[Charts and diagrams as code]
□ □ □

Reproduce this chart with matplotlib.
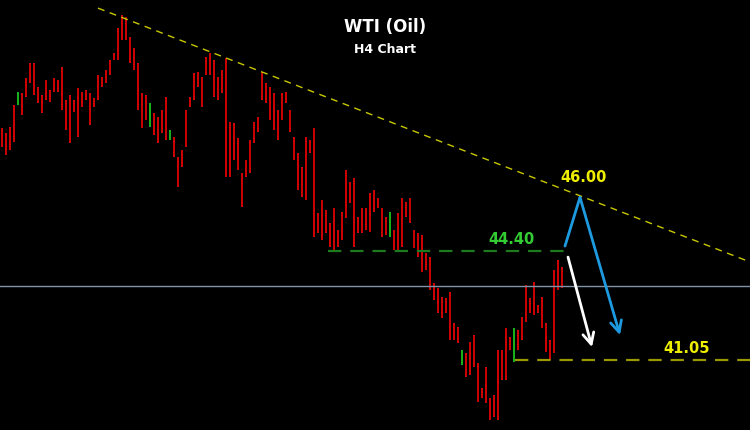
import matplotlib.pyplot as plt

# H4 bars (high / low), oldest first
highs = [48.18, 48.03, 48.21, 48.89, 49.29, 49.26, 49.72, 50.18, 50.18, 49.44,
         49.20, 49.66, 49.35, 49.72, 49.66, 50.06, 49.04, 49.20, 49.04, 49.41,
         49.29, 49.35, 49.26, 49.10, 49.81, 49.75, 49.97, 50.27, 50.49, 51.26,
         51.66, 51.60, 50.98, 50.64, 50.18, 49.26, 49.20, 48.95, 48.64, 48.52,
         48.74, 49.14, 48.12, 47.90, 47.29, 47.50, 48.74, 49.14, 49.87, 49.90,
         49.75, 50.37, 50.49, 50.27, 49.75, 49.97, 50.34, 48.37, 48.34, 47.87,
         46.80, 47.20, 47.81, 48.37, 48.52, 49.90, 49.57, 49.44, 49.26, 48.74,
         49.26, 49.29, 48.74, 47.90, 47.41, 46.98, 47.90, 47.81, 48.18, 45.57,
         45.97, 45.66, 45.26, 45.72, 45.04, 45.60, 46.89, 46.52, 46.64, 45.44,
         45.72, 45.72, 46.18, 46.27, 46.03, 45.72, 45.44, 45.60, 45.04, 45.57,
         46.03, 45.90, 46.03, 45.04, 44.95, 44.89, 44.34, 44.21, 43.41, 43.26,
         42.98, 42.95, 43.14, 42.18, 42.06, 41.35, 41.26, 41.60, 41.81, 40.95,
         40.18, 40.83, 39.87, 39.97, 41.35, 41.35, 42.03, 41.75, 42.03, 41.97,
         42.37, 43.35, 42.95, 43.44, 42.74, 42.98, 42.18, 41.66, 43.81, 44.12,
         43.90]
lows = [47.60, 47.35, 47.50, 47.75, 48.89, 48.58, 49.14, 49.57, 49.20, 48.95,
        48.64, 49.04, 48.98, 49.29, 49.29, 48.74, 48.12, 47.72, 48.67, 47.90,
        48.83, 49.04, 48.27, 48.83, 49.04, 49.44, 49.57, 49.81, 50.27, 50.27,
        50.89, 50.89, 50.18, 49.97, 48.74, 48.18, 48.43, 48.21, 47.97, 47.72,
        48.03, 47.81, 47.81, 47.29, 46.37, 46.98, 47.60, 48.83, 49.04, 49.44,
        48.83, 49.81, 49.81, 49.14, 49.04, 49.26, 46.67, 46.67, 47.20, 46.89,
        45.75, 46.67, 46.80, 47.72, 48.06, 49.04, 48.95, 48.43, 48.12, 47.81,
        48.43, 48.95, 48.06, 47.20, 46.27, 46.06, 45.97, 47.41, 44.83, 44.95,
        44.74, 44.95, 44.52, 44.43, 44.52, 44.74, 45.41, 45.87, 44.52, 44.95,
        44.95, 45.04, 44.98, 45.60, 45.72, 44.83, 44.89, 44.83, 44.43, 44.43,
        44.52, 45.44, 45.26, 44.49, 44.21, 43.75, 43.81, 43.20, 42.89, 42.49,
        42.34, 42.49, 41.66, 41.66, 41.57, 40.89, 40.52, 40.58, 40.83, 39.75,
        39.87, 39.72, 39.20, 39.29, 39.20, 40.43, 40.43, 41.35, 40.98, 41.35,
        41.66, 42.21, 42.49, 42.43, 42.49, 42.03, 41.29, 41.04, 41.26, 43.20,
        43.26]
up_bars = [4, 37, 42, 97, 115, 128]

# levels drawn on the chart
resistance = 44.40
target = 41.05
retest = 46.00
last_price = 43.32
trend_x = [24, 187]
trend_y = [51.87, 44.06]

fig = plt.figure(figsize=(7.5, 4.3), dpi=100, facecolor='black')
ax = fig.add_axes([0, 0, 1, 1], facecolor='black')

x = list(range(len(highs)))
colors = ['#18b018' if i in up_bars else '#cc0000' for i in x]
ax.bar(x, [h - l for h, l in zip(highs, lows)], bottom=lows, width=0.65,
       color=colors, linewidth=0)

# trend line and horizontal levels
ax.plot(trend_x, trend_y, color='#c8c800', lw=1, dashes=(5, 4))
ax.axhline(last_price, color='#8094a8', lw=1)
ax.plot([81.5, 142.5], [resistance, resistance], color='#1d7a1d', lw=1.6, dashes=(6, 4))
ax.plot([128.2, 187], [target, target], color='#9a9a00', lw=1.6, dashes=(6, 4))

ax.text(121.5, resistance + 0.12, '44.40', color='#33cc33', fontsize=10.5,
        fontweight='bold', va='bottom')
ax.text(165.3, target + 0.12, '41.05', color='#eeee00', fontsize=10.5,
        fontweight='bold', va='bottom')
ax.text(139.5, retest + 0.42, '46.00', color='#eeee00', fontsize=10.5,
        fontweight='bold', va='bottom')

# projected moves
ax.plot([140.75, 144.5], [44.55, 46.05], color='#1e9be0', lw=2,
        solid_capstyle='round')
ax.annotate('', xy=(154.5, 41.81), xytext=(144.5, 46.05),
            arrowprops=dict(arrowstyle='->,head_length=0.8,head_width=0.4',
                            color='#1e9be0', lw=2, shrinkA=0, shrinkB=0))
ax.annotate('', xy=(147.5, 41.44), xytext=(141.5, 44.21),
            arrowprops=dict(arrowstyle='->,head_length=0.8,head_width=0.4',
                            color='white', lw=2, shrinkA=0, shrinkB=0))

fig.text(0.513, 0.937, 'WTI (Oil)', color='white', fontsize=12,
         fontweight='bold', ha='center', va='center')
fig.text(0.513, 0.884, 'H4 Chart', color='white', fontsize=9,
         fontweight='bold', ha='center', va='center')

ax.set_xlim(-0.5, 187)
ax.set_ylim(38.89, 52.12)
ax.axis('off')

fig.savefig('out.png', dpi=100, facecolor='black')
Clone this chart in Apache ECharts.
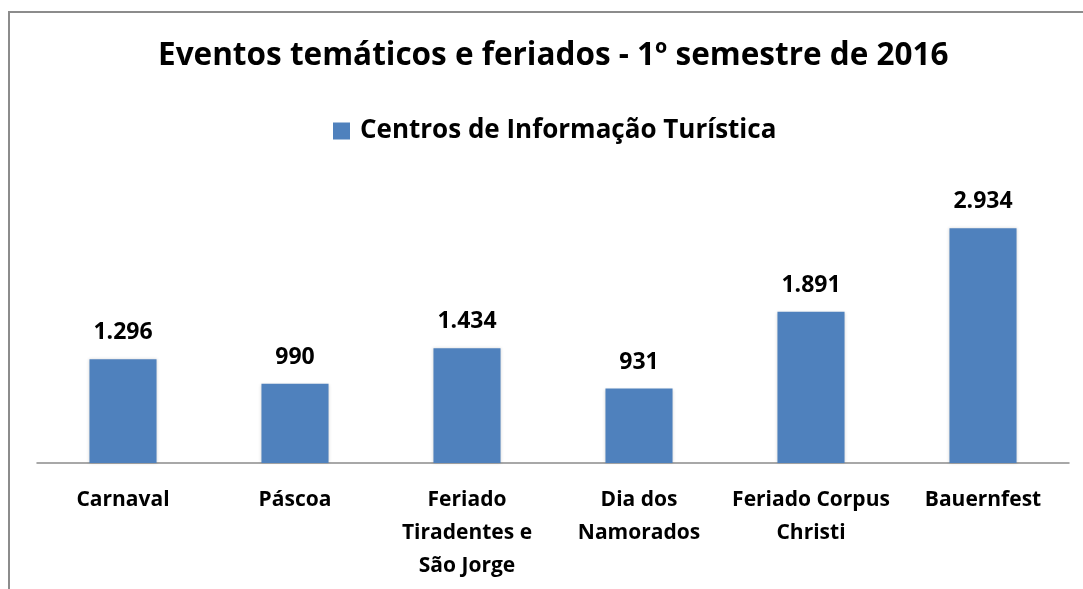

□ □ □

### [SHORT TASK]
Skip the pictures, then retype every line above exactly.

### [THE SOLUTION]
Reproduce this chart with matplotlib.
import matplotlib.pyplot as plt

# H4 bars (high / low), oldest first
highs = [48.18, 48.03, 48.21, 48.89, 49.29, 49.26, 49.72, 50.18, 50.18, 49.44,
         49.20, 49.66, 49.35, 49.72, 49.66, 50.06, 49.04, 49.20, 49.04, 49.41,
         49.29, 49.35, 49.26, 49.10, 49.81, 49.75, 49.97, 50.27, 50.49, 51.26,
         51.66, 51.60, 50.98, 50.64, 50.18, 49.26, 49.20, 48.95, 48.64, 48.52,
         48.74, 49.14, 48.12, 47.90, 47.29, 47.50, 48.74, 49.14, 49.87, 49.90,
         49.75, 50.37, 50.49, 50.27, 49.75, 49.97, 50.34, 48.37, 48.34, 47.87,
         46.80, 47.20, 47.81, 48.37, 48.52, 49.90, 49.57, 49.44, 49.26, 48.74,
         49.26, 49.29, 48.74, 47.90, 47.41, 46.98, 47.90, 47.81, 48.18, 45.57,
         45.97, 45.66, 45.26, 45.72, 45.04, 45.60, 46.89, 46.52, 46.64, 45.44,
         45.72, 45.72, 46.18, 46.27, 46.03, 45.72, 45.44, 45.60, 45.04, 45.57,
         46.03, 45.90, 46.03, 45.04, 44.95, 44.89, 44.34, 44.21, 43.41, 43.26,
         42.98, 42.95, 43.14, 42.18, 42.06, 41.35, 41.26, 41.60, 41.81, 40.95,
         40.18, 40.83, 39.87, 39.97, 41.35, 41.35, 42.03, 41.75, 42.03, 41.97,
         42.37, 43.35, 42.95, 43.44, 42.74, 42.98, 42.18, 41.66, 43.81, 44.12,
         43.90]
lows = [47.60, 47.35, 47.50, 47.75, 48.89, 48.58, 49.14, 49.57, 49.20, 48.95,
        48.64, 49.04, 48.98, 49.29, 49.29, 48.74, 48.12, 47.72, 48.67, 47.90,
        48.83, 49.04, 48.27, 48.83, 49.04, 49.44, 49.57, 49.81, 50.27, 50.27,
        50.89, 50.89, 50.18, 49.97, 48.74, 48.18, 48.43, 48.21, 47.97, 47.72,
        48.03, 47.81, 47.81, 47.29, 46.37, 46.98, 47.60, 48.83, 49.04, 49.44,
        48.83, 49.81, 49.81, 49.14, 49.04, 49.26, 46.67, 46.67, 47.20, 46.89,
        45.75, 46.67, 46.80, 47.72, 48.06, 49.04, 48.95, 48.43, 48.12, 47.81,
        48.43, 48.95, 48.06, 47.20, 46.27, 46.06, 45.97, 47.41, 44.83, 44.95,
        44.74, 44.95, 44.52, 44.43, 44.52, 44.74, 45.41, 45.87, 44.52, 44.95,
        44.95, 45.04, 44.98, 45.60, 45.72, 44.83, 44.89, 44.83, 44.43, 44.43,
        44.52, 45.44, 45.26, 44.49, 44.21, 43.75, 43.81, 43.20, 42.89, 42.49,
        42.34, 42.49, 41.66, 41.66, 41.57, 40.89, 40.52, 40.58, 40.83, 39.75,
        39.87, 39.72, 39.20, 39.29, 39.20, 40.43, 40.43, 41.35, 40.98, 41.35,
        41.66, 42.21, 42.49, 42.43, 42.49, 42.03, 41.29, 41.04, 41.26, 43.20,
        43.26]
up_bars = [4, 37, 42, 97, 115, 128]

# levels drawn on the chart
resistance = 44.40
target = 41.05
retest = 46.00
last_price = 43.32
trend_x = [24, 187]
trend_y = [51.87, 44.06]

fig = plt.figure(figsize=(7.5, 4.3), dpi=100, facecolor='black')
ax = fig.add_axes([0, 0, 1, 1], facecolor='black')

x = list(range(len(highs)))
colors = ['#18b018' if i in up_bars else '#cc0000' for i in x]
ax.bar(x, [h - l for h, l in zip(highs, lows)], bottom=lows, width=0.65,
       color=colors, linewidth=0)

# trend line and horizontal levels
ax.plot(trend_x, trend_y, color='#c8c800', lw=1, dashes=(5, 4))
ax.axhline(last_price, color='#8094a8', lw=1)
ax.plot([81.5, 142.5], [resistance, resistance], color='#1d7a1d', lw=1.6, dashes=(6, 4))
ax.plot([128.2, 187], [target, target], color='#9a9a00', lw=1.6, dashes=(6, 4))

ax.text(121.5, resistance + 0.12, '44.40', color='#33cc33', fontsize=10.5,
        fontweight='bold', va='bottom')
ax.text(165.3, target + 0.12, '41.05', color='#eeee00', fontsize=10.5,
        fontweight='bold', va='bottom')
ax.text(139.5, retest + 0.42, '46.00', color='#eeee00', fontsize=10.5,
        fontweight='bold', va='bottom')

# projected moves
ax.plot([140.75, 144.5], [44.55, 46.05], color='#1e9be0', lw=2,
        solid_capstyle='round')
ax.annotate('', xy=(154.5, 41.81), xytext=(144.5, 46.05),
            arrowprops=dict(arrowstyle='->,head_length=0.8,head_width=0.4',
                            color='#1e9be0', lw=2, shrinkA=0, shrinkB=0))
ax.annotate('', xy=(147.5, 41.44), xytext=(141.5, 44.21),
            arrowprops=dict(arrowstyle='->,head_length=0.8,head_width=0.4',
                            color='white', lw=2, shrinkA=0, shrinkB=0))

fig.text(0.513, 0.937, 'WTI (Oil)', color='white', fontsize=12,
         fontweight='bold', ha='center', va='center')
fig.text(0.513, 0.884, 'H4 Chart', color='white', fontsize=9,
         fontweight='bold', ha='center', va='center')

ax.set_xlim(-0.5, 187)
ax.set_ylim(38.89, 52.12)
ax.axis('off')

fig.savefig('out.png', dpi=100, facecolor='black')
Clone this chart in Apache ECharts.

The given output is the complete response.